What is a Compiler?
Created | Updated Jul 17, 2003
When computer programs are written using programming languages such as Java, Pascal or Basic it is impossible for any computer to understand them as processors can only understand machine code. Because of this something is needed to translate the program to a form understood by the CPU (Central Processing Unit - the brain of the computer) this is what a compiler does (G. M. Schneider, J. L. Gersting 2000).

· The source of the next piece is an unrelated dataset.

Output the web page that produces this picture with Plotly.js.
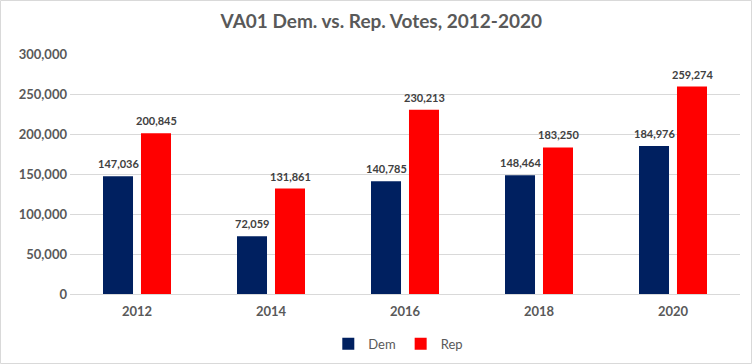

We don’t write programs in machine code, which can be understood by the processor. One of the reasons for this is because it is very difficult to write complicated programs in machine code as only very simple instructions can be given in machine code and the entire language consists of zeros and ones, which is not user friendly. Another reason for not writing programs in machine code is because each processor has its own version of machine code, so programs written to work on one kind of processor may not work on another computer with a different processor. However a program written in a higher level language (a language which is more user friendly and needs to be translated to low level machine code) can be translated to any version of machine code for any processor (C. Horstmann 2000).
The process of compilation happens in several phases.
Phase I
Lexical Analysis
Phase II
Parsing
Phase III
Semantic Analysis and Code Generation
Phase IV
Code Optimisation
Despite the technical sounding names of these phases what each phase actually does is quite easy to understand.
Phase I: Code generation
In this first stage of compilation the compiler examines the entire program looking for words and other things that it understands.
Phase II: Parsing
In this phase the code is checked to see if the commands given in the program actually make sense and follow all of the rules of the language.
Phase III: Semantic analysis and code generation
Once the compiler has found the words it understands and decided that the commands make sense it translates it to the equivalent machine code.
Phase IV: Code optimisation
In this phase the machine code is examined to see if it can be made any more efficient by removing parts of the code which don’t do anything or are unnecessary.
(G. M. Schneider, J. L. Gersting 2000).
One bonus of using a compiler is that it will inform you if it finds any errors in your code so they can be corrected, however most compilers will not finish compilation if they find errors in the code.
An alternative to a compiler is an interpreter. An interpreter also translates high level languages so the processor can understand them, but it works differently to a compiler. Interpreters only translate each programmed command as they need to be translated, so no permanent machine code is made. Basically interpreters work the same as human interpreters translating what is said as it is said (G. M. Schneider, J. L. Gersting 2000).
The fact that a compiler translates the entire code can be both an advantage and disadvantage depending on the situation. The fact that it compiles every line of code means that it will probably find any errors in the code and inform the programmer of them so they can be corrected. However an interpreter will only find the errors in the lines of code which have been used, so if there is a part of the program which is used very rarely errors may not be found by the interpreter, so much more stringent testing of the interpreted programs is required. However the fact that interpreters don’t check the entire program can be an advantage as it allows programmers to run programs which have errors which are known, unfinished programs and prototypes as most compilers will not compile programs with errors in them. Another disadvantage of a compiler is that each time a program is modified it has to be recompiled before it is run which can be time consuming if it is a large program. However this does mean that each time the program is modified the whole program is checked for errors.